Dabord, Wiese added, was fearful he was being followed by law enforcement officials and wanted to stay in a Bay area hotel that night, then drive to Mexico the next day to obtain "medicine you can't get here."

On the morning of Sept. 7, Wiese said she and Dabord awoke in the hotel room and cried together for more than an hour. She sobbed while retelling the story: "When you've got a man crying in your arms, telling you he wants to spend the last hours of his life with you, I just wanted to be there for him. We were in love."

They drove to a motel in San Ysidro, Calif., near the Mexican border, where Dabord detailed his account of the three deaths that evening.

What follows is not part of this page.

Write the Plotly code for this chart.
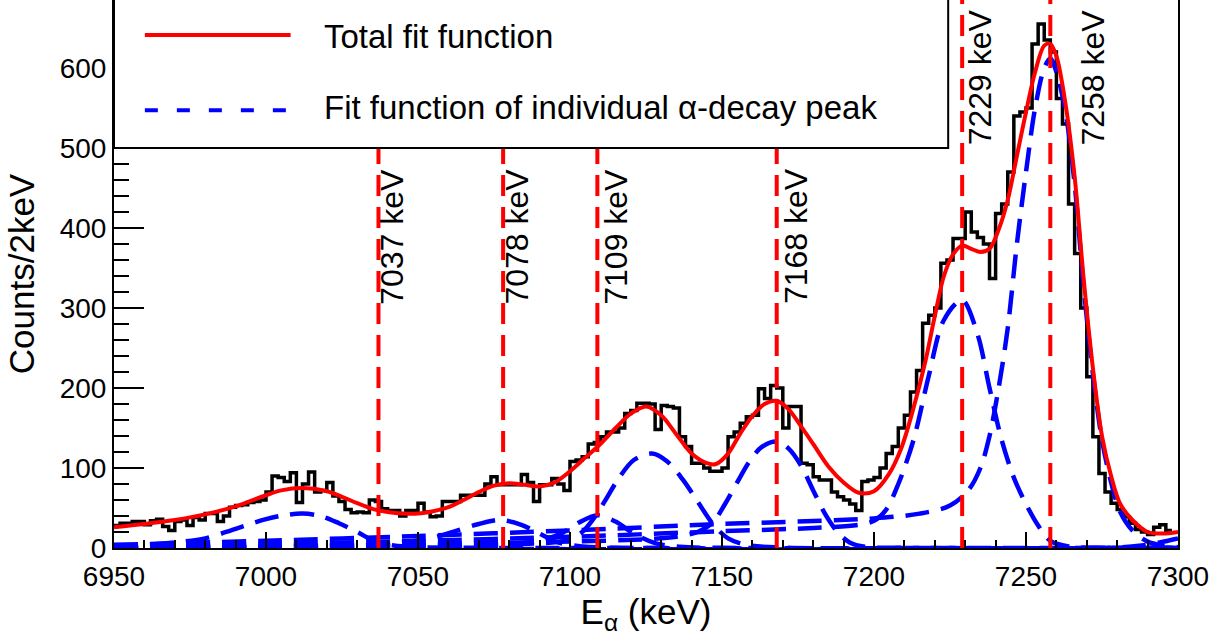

Wiese said she awoke the next morning, Sept. 8, fearful she might be in danger because of her knowledge about the deaths.

"I just want to go home," Wiese told Dabord. "I know too much."

She then drove back to Palo Alto, Calif., taking a call from Dabord to her cell phone along the way. He had crossed into Mexico. That was the last she said she heard from him.

That night, she said she slept on her couch - a knife and a telephone within arm's reach.

"I'd be lying if I said I didn't think about a scenario where Miles would be saying to himself ... `I've told someone about this, I have to take care of it,' " Wiese said. "That's why I slept with the knife. It was a worst-case scenario."

The FBI does not consider Wiese an accomplice to Dabord, but others, including Kevin Porter, Dele's personal assistant, regard her as a potentially key witness.

"From July 8, when Erica arrived in Tahiti to vacation with Miles, to Sept. 7, when she has said Miles told her exactly what happened, that's about 60 days," Porter said. "You're trying to tell me Miles didn't say anything about this to her between then? This is what keeps me up at night."

Wiese said this was Dabord's account of what happened on the boat: He and Dele were fighting - a combination of past frictions - when Karlan was fatally injured while trying to intercede. Saldo was killed by Dele because the captain wanted to report Karlan's death to authorities. The fight with Dele continued after Saldo was killed, leading Dabord to shoot and kill Dele in self-defense. Dabord said he then weighted the three bodies and dumped them overboard.

"I just listened," Wiese said, "in shock."

Wiese repeated Dabord's account to a Sonoma County, Calif., sheriff on the night of Sept. 9.

Wiese met Dabord through mutual friends about two years ago. "I liked several qualities about him," she said. "He was extremely intelligent and intriguing; he knew a lot about the world, and he had a good sense of humor. I've seen a lot of articles about Miles, and some have painted him as a monster. The Miles I knew was soft-spoken, fun to be around, a teddy bear."

But she has also learned that something Dabord often said - that he was a partner with Dele in several holding companies - was untrue. Wiese said she has concluded Dabord was unemployed.

Lance Pugmire is a reporter for the Los Angeles Times, a Tribune Publishing newspaper.